Gezici, Türkiye’deyken Müslümanlarla ilişkilerinin iyi olduğunu vurgulayarak, “Hala çok Türk Müslüman arkadaşım var, telefonda onlarla konuşuyorum. İstanbul’da da var, Antep’te de var, Urfa’da da var.” dedi. Siverek’te hiç akrabalarının kalmadığını belirten Gezici, İstanbul’da bazı akrabalarının bulunduğunu, Şanlıurfa’da ise hâlâ Müslüman Türk arkadaşlarının olduğunu söyledi. “Bir gün onlardan birinin evinde misafir kaldım. Orada bir Kapalıçarşı var, baharat satıyor kendisi. İsmi Mahmut. Onda bir gün kaldım. Ona çok selam söylüyorum. Urfa’yı seviyorum ve özlüyorum.” dedi.

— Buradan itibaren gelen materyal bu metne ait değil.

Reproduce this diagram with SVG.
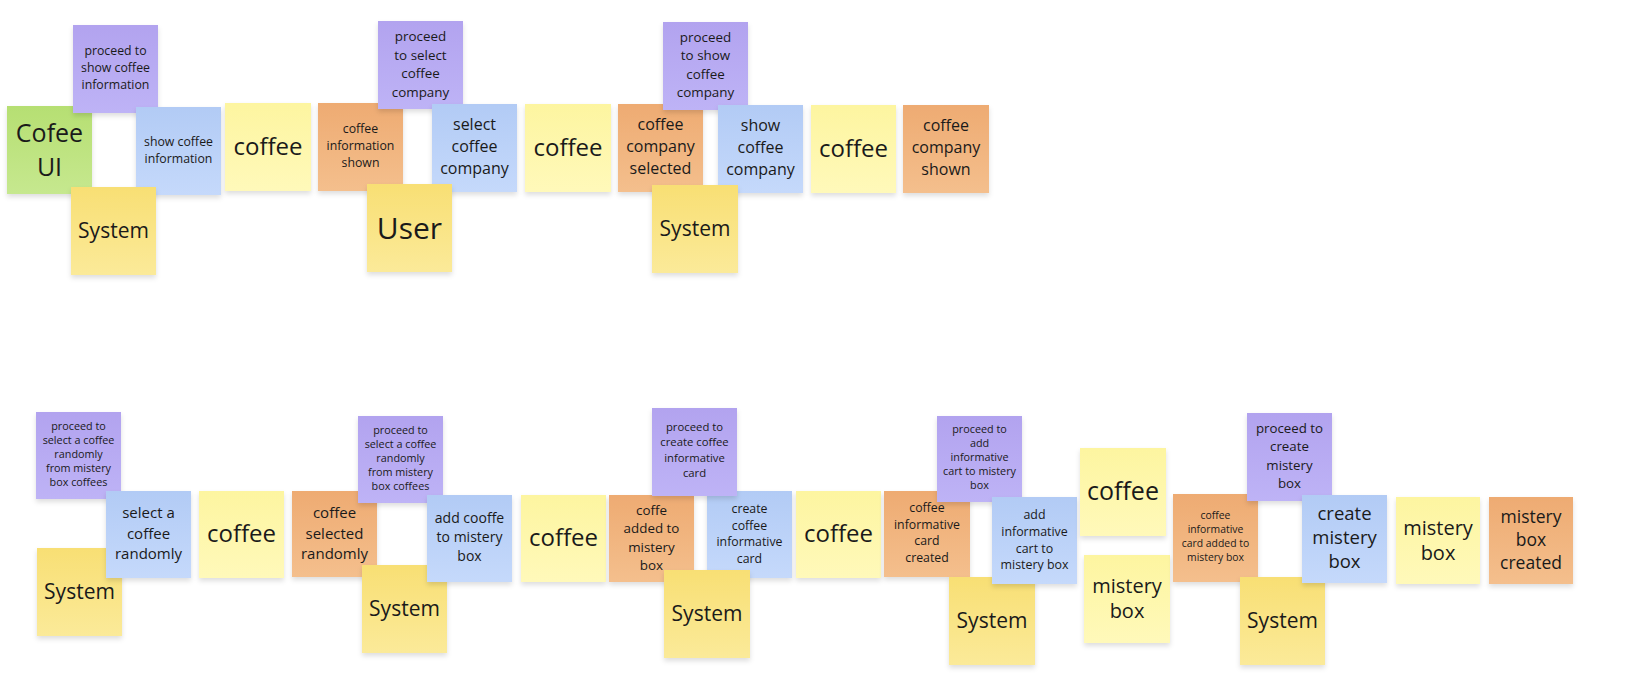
<svg xmlns="http://www.w3.org/2000/svg" width="1632" height="692" viewBox="0 0 1632 692">
<style>
text{font-family:"Open Sans","Noto Sans","Liberation Sans",sans-serif;fill:#1a1a1a;text-anchor:middle}
.n{filter:url(#sh)}
.y{fill:url(#gY)}.s{fill:url(#gS)}.g{fill:url(#gG)}.p{fill:url(#gP)}.b{fill:url(#gB)}.o{fill:url(#gO)}
</style>
<defs>
<filter id="sh" x="-20%" y="-20%" width="140%" height="150%"><feDropShadow dx="0" dy="3" stdDeviation="2.5" flood-color="#000" flood-opacity="0.13"/></filter>
<linearGradient id="gY" x1="0" y1="0" x2="0" y2="1"><stop offset="0" stop-color="#fdf5a0"/><stop offset="1" stop-color="#fff9ba"/></linearGradient>
<linearGradient id="gS" x1="0" y1="0" x2="0" y2="1"><stop offset="0" stop-color="#f8df74"/><stop offset="1" stop-color="#fbea99"/></linearGradient>
<linearGradient id="gG" x1="0" y1="0" x2="0" y2="1"><stop offset="0" stop-color="#b6df72"/><stop offset="1" stop-color="#c6e88f"/></linearGradient>
<linearGradient id="gP" x1="0" y1="0" x2="0" y2="1"><stop offset="0" stop-color="#b2a3ef"/><stop offset="1" stop-color="#beb3f6"/></linearGradient>
<linearGradient id="gB" x1="0" y1="0" x2="0" y2="1"><stop offset="0" stop-color="#b2cbf5"/><stop offset="1" stop-color="#c5d9fb"/></linearGradient>
<linearGradient id="gO" x1="0" y1="0" x2="0" y2="1"><stop offset="0" stop-color="#eeab72"/><stop offset="1" stop-color="#f4bf8d"/></linearGradient>
</defs>
<rect width="1632" height="692" fill="#ffffff"/>
<g id="connectors"/>

<g id="n-cofee-ui"><rect class="n g" x="7" y="106" width="85" height="88"/><text font-size="25"><tspan x="49.5" y="141.5">Cofee</tspan><tspan x="49.5" y="175.5">UI</tspan></text></g>
<g id="n-proceed-show-info"><rect class="n p" x="73" y="25" width="85" height="88"/><text font-size="12.3"><tspan x="115.5" y="55">proceed to</tspan><tspan x="115.5" y="72">show coffee</tspan><tspan x="115.5" y="89">information</tspan></text></g>
<g id="n-show-info"><rect class="n b" x="136" y="107" width="85" height="88"/><text font-size="12.3"><tspan x="178.5" y="146">show coffee</tspan><tspan x="178.5" y="163">information</tspan></text></g>
<g id="n-system-1"><rect class="n s" x="71" y="187" width="85" height="88"/><text font-size="21" x="113.5" y="238">System</text></g>
<g id="n-coffee-1"><rect class="n y" x="225" y="103" width="86" height="88"/><text font-size="24" x="268" y="155">coffee</text></g>

<g id="n-info-shown"><rect class="n o" x="318" y="103" width="85" height="88"/><text font-size="12.3"><tspan x="360.5" y="132.5">coffee</tspan><tspan x="360.5" y="149.5">information</tspan><tspan x="360.5" y="166.5">shown</tspan></text></g>
<g id="n-proceed-select-company"><rect class="n p" x="378" y="21" width="85" height="88"/><text font-size="13.4"><tspan x="420.5" y="41">proceed</tspan><tspan x="420.5" y="59.5">to select</tspan><tspan x="420.5" y="78">coffee</tspan><tspan x="420.5" y="96.5">company</tspan></text></g>
<g id="n-select-company"><rect class="n b" x="432" y="104" width="85" height="88"/><text font-size="16"><tspan x="474.5" y="130">select</tspan><tspan x="474.5" y="152">coffee</tspan><tspan x="474.5" y="174">company</tspan></text></g>
<g id="n-user"><rect class="n s" x="367" y="184" width="85" height="88"/><text font-size="30" x="409.5" y="239">User</text></g>
<g id="n-coffee-2"><rect class="n y" x="525" y="104" width="86" height="88"/><text font-size="24" x="568" y="156">coffee</text></g>

<g id="n-company-selected"><rect class="n o" x="618" y="104" width="85" height="88"/><text font-size="16"><tspan x="660.5" y="130">coffee</tspan><tspan x="660.5" y="152">company</tspan><tspan x="660.5" y="174">selected</tspan></text></g>
<g id="n-proceed-show-company"><rect class="n p" x="663" y="22" width="85" height="88"/><text font-size="13.4"><tspan x="705.5" y="42">proceed</tspan><tspan x="705.5" y="60.3">to show</tspan><tspan x="705.5" y="78.6">coffee</tspan><tspan x="705.5" y="96.9">company</tspan></text></g>
<g id="n-show-company"><rect class="n b" x="718" y="105" width="85" height="88"/><text font-size="16"><tspan x="760.5" y="131">show</tspan><tspan x="760.5" y="153">coffee</tspan><tspan x="760.5" y="175">company</tspan></text></g>
<g id="n-system-2"><rect class="n s" x="652" y="185" width="86" height="88"/><text font-size="21" x="695" y="236">System</text></g>
<g id="n-coffee-3"><rect class="n y" x="811" y="105" width="85" height="88"/><text font-size="24" x="853.5" y="157">coffee</text></g>
<g id="n-company-shown"><rect class="n o" x="903" y="105" width="86" height="88"/><text font-size="16"><tspan x="946" y="131">coffee</tspan><tspan x="946" y="153">company</tspan><tspan x="946" y="175">shown</tspan></text></g>

<g id="n-proceed-random-1"><rect class="n p" x="36" y="412" width="85" height="87"/><text font-size="10.8"><tspan x="78.5" y="430">proceed to</tspan><tspan x="78.5" y="444">select a coffee</tspan><tspan x="78.5" y="458">randomly</tspan><tspan x="78.5" y="472">from mistery</tspan><tspan x="78.5" y="486">box coffees</tspan></text></g>
<g id="n-system-3"><rect class="n s" x="37" y="548" width="85" height="88"/><text font-size="21" x="79.5" y="599">System</text></g>
<g id="n-select-random"><rect class="n b" x="106" y="491" width="85" height="87"/><text font-size="15"><tspan x="148.5" y="518">select a</tspan><tspan x="148.5" y="538.5">coffee</tspan><tspan x="148.5" y="559">randomly</tspan></text></g>
<g id="n-coffee-4"><rect class="n y" x="199" y="491" width="85" height="87"/><text font-size="24" x="241.5" y="542">coffee</text></g>

<g id="n-selected-random"><rect class="n o" x="292" y="491" width="85" height="86"/><text font-size="15"><tspan x="334.5" y="518">coffee</tspan><tspan x="334.5" y="538.5">selected</tspan><tspan x="334.5" y="559">randomly</tspan></text></g>
<g id="n-proceed-random-2"><rect class="n p" x="358" y="416" width="85" height="87"/><text font-size="10.8"><tspan x="400.5" y="434">proceed to</tspan><tspan x="400.5" y="448">select a coffee</tspan><tspan x="400.5" y="462">randomly</tspan><tspan x="400.5" y="476">from mistery</tspan><tspan x="400.5" y="490">box coffees</tspan></text></g>
<g id="n-system-4"><rect class="n s" x="362" y="565" width="85" height="88"/><text font-size="21" x="404.5" y="616">System</text></g>
<g id="n-add-coffee"><rect class="n b" x="427" y="495" width="85" height="87"/><text font-size="14"><tspan x="469.5" y="523">add cooffe</tspan><tspan x="469.5" y="542">to mistery</tspan><tspan x="469.5" y="561">box</tspan></text></g>
<g id="n-coffee-5"><rect class="n y" x="521" y="495" width="85" height="87"/><text font-size="24" x="563.5" y="546">coffee</text></g>

<g id="n-coffe-added"><rect class="n o" x="609" y="495" width="85" height="87"/><text font-size="13.4"><tspan x="651.5" y="515">coffe</tspan><tspan x="651.5" y="533.3">added to</tspan><tspan x="651.5" y="551.6">mistery</tspan><tspan x="651.5" y="569.9">box</tspan></text></g>
<g id="n-create-card"><rect class="n b" x="707" y="491" width="85" height="87"/><text font-size="12.3"><tspan x="749.5" y="513">create</tspan><tspan x="749.5" y="529.7">coffee</tspan><tspan x="749.5" y="546.4">informative</tspan><tspan x="749.5" y="563.1">card</tspan></text></g>
<g id="n-proceed-card"><rect class="n p" x="652" y="408" width="85" height="88"/><text font-size="11.3"><tspan x="694.5" y="431">proceed to</tspan><tspan x="694.5" y="446.3">create coffee</tspan><tspan x="694.5" y="461.6">informative</tspan><tspan x="694.5" y="476.9">card</tspan></text></g>
<g id="n-system-5"><rect class="n s" x="664" y="570" width="86" height="88"/><text font-size="21" x="707" y="621">System</text></g>
<g id="n-coffee-6"><rect class="n y" x="796" y="491" width="85" height="87"/><text font-size="24" x="838.5" y="542">coffee</text></g>

<g id="n-card-created"><rect class="n o" x="884" y="491" width="86" height="86"/><text font-size="12.3"><tspan x="927" y="512">coffee</tspan><tspan x="927" y="528.7">informative</tspan><tspan x="927" y="545.4">card</tspan><tspan x="927" y="562.1">created</tspan></text></g>
<g id="n-proceed-add-card"><rect class="n p" x="937" y="416" width="85" height="86"/><text font-size="10.8"><tspan x="979.5" y="433">proceed to</tspan><tspan x="979.5" y="447">add</tspan><tspan x="979.5" y="461">informative</tspan><tspan x="979.5" y="475">cart to mistery</tspan><tspan x="979.5" y="489">box</tspan></text></g>
<g id="n-system-6"><rect class="n s" x="949" y="577" width="86" height="88"/><text font-size="21" x="992" y="628">System</text></g>
<g id="n-add-card"><rect class="n b" x="992" y="497" width="85" height="87"/><text font-size="12.4"><tspan x="1034.5" y="519">add</tspan><tspan x="1034.5" y="535.8">informative</tspan><tspan x="1034.5" y="552.6">cart to</tspan><tspan x="1034.5" y="569.4">mistery box</tspan></text></g>
<g id="n-coffee-7"><rect class="n y" x="1080" y="448" width="86" height="88"/><text font-size="25" x="1123" y="500">coffee</text></g>
<g id="n-mistery-1"><rect class="n y" x="1084" y="555" width="86" height="88"/><text font-size="20"><tspan x="1127" y="593">mistery</tspan><tspan x="1127" y="618">box</tspan></text></g>

<g id="n-card-added"><rect class="n o" x="1173" y="494" width="85" height="88"/><text font-size="10.4"><tspan x="1215.5" y="519">coffee</tspan><tspan x="1215.5" y="533">informative</tspan><tspan x="1215.5" y="547">card added to</tspan><tspan x="1215.5" y="561">mistery box</tspan></text></g>
<g id="n-proceed-box"><rect class="n p" x="1247" y="413" width="85" height="88"/><text font-size="13.3"><tspan x="1289.5" y="433">proceed to</tspan><tspan x="1289.5" y="451.3">create</tspan><tspan x="1289.5" y="469.6">mistery</tspan><tspan x="1289.5" y="487.9">box</tspan></text></g>
<g id="n-system-7"><rect class="n s" x="1240" y="577" width="85" height="88"/><text font-size="21" x="1282.5" y="628">System</text></g>
<g id="n-create-box"><rect class="n b" x="1302" y="495" width="85" height="88"/><text font-size="18.5"><tspan x="1344.5" y="520">create</tspan><tspan x="1344.5" y="544">mistery</tspan><tspan x="1344.5" y="568">box</tspan></text></g>
<g id="n-mistery-2"><rect class="n y" x="1396" y="497" width="84" height="87"/><text font-size="20"><tspan x="1438" y="535">mistery</tspan><tspan x="1438" y="560">box</tspan></text></g>
<g id="n-box-created"><rect class="n o" x="1489" y="497" width="84" height="87"/><text font-size="17.5"><tspan x="1531" y="523">mistery</tspan><tspan x="1531" y="546">box</tspan><tspan x="1531" y="569">created</tspan></text></g>
</svg>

İsrail’de Urfalı ve Diyarbakırlı Yahudilere Ait İki Havra Var

Şanlıurfa ve çevresinden İsrail’e göç eden Yahudilerin çoğunun ilk başta Batı Kudüs’e yerleştiğini aktaran Gezici, “Ben hala burada yaşıyorum ama Urfalı Yahudiler şimdi İsrail’in her yerlerine dağıldı.” dedi. Batı Kudüs’teki evinin yakınında Urfalı Yahudilerin açtığı ve ekseriyetinin ibadet için gitmeyi tercih ettiği bir de havra bulunduğuna işaret eden Gezici, “Buradaki sinagogumuzun adı Urfa Havrası. Onun biraz yakınında da Diyarbakır Havrası var.” diye konuştu.

Urfalı Yahudilerin açtığı bu havranın kapısında İbranice “Urfalılar Cemaati Sinagogu” yazıyor. Havranın ana giriş kapısında bulunan taşın üzerinde ise yine İbranice “Talmud ve Tevrat Sinagogu. Kudüs’teki Urfalılar Cemaati. 1936 yılında Şabatey Muhtar Yaakov ve Yusuf Oveida tarafından yaptırılmıştır.” ifadeleri yer alıyor. İsrail’de Şanlıurfa kökenli birkaç yüz Yahudi ailenin yaşadığı tahmin ediliyor.